The scherzo always has been wholly lovable. Hengelbrock tears into it with gusto, and shamelessly enjoys the brass band trio, with its over-the-top percussion. Then there’s the finale. Its main theme is an endlessly repeated nursery-rhyme sort of tune, but don’t you think Dvorák was smart enough to know that? There’s a cunning hand at work in the way it contrasts with the rhythmically fluid second theme. More to the point, this movement represents the very first instance of a form that we will encounter in many future works, especially the piano concertos of Tchaikovsky and Rachmaninov, as well as the latter’s Second Symphony: the finale with a “Big Tune” that comes back at the end as a lyrical apotheosis.
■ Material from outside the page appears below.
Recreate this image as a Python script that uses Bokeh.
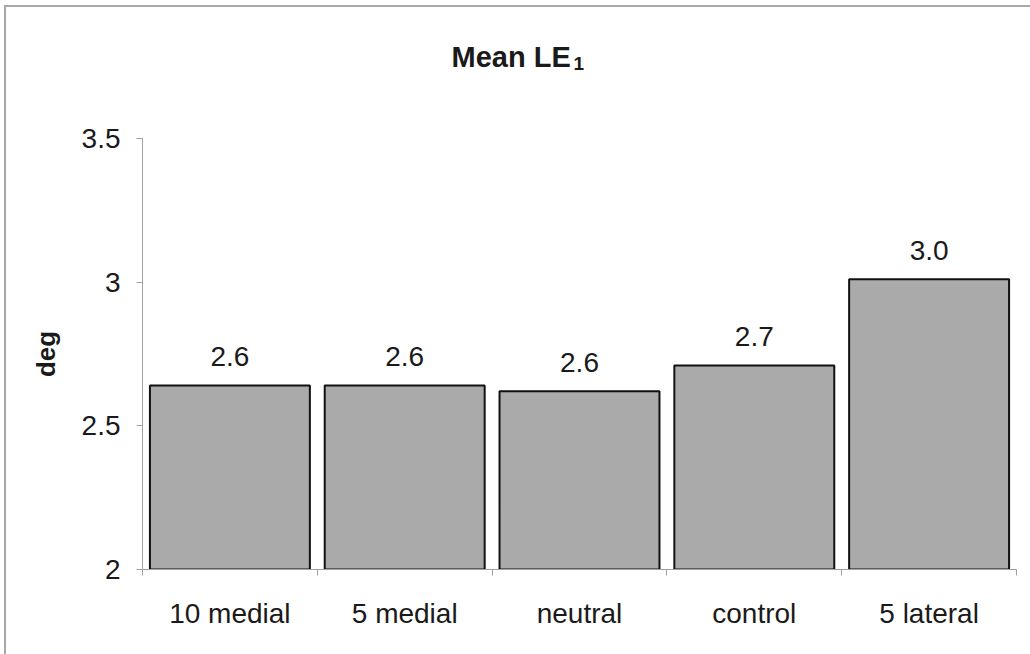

Once again, Hengelbrock does not minimize the movement’s schematic clarity and naivety–he celebrates it, going completely insane in the coda, and the result is just wonderful.
The coupling is an absolutely gorgeous and perfectly paced reading of the delicious and still too little-known Czech Suite. The playing of the NDR Orchestra, so gutsy and grand in the symphony, is absolutely exquisite here. Check out the superb solo flute and English horn in the Romance, one of the most beautiful tunes in the repertoire. Aside from some slightly booming timpani in the symphony, the sonics are as vivid as the interpretations. Having this opportunity to hear the Fourth Symphony as the star of the show is simply priceless, and it may well change your view of early Dvorák.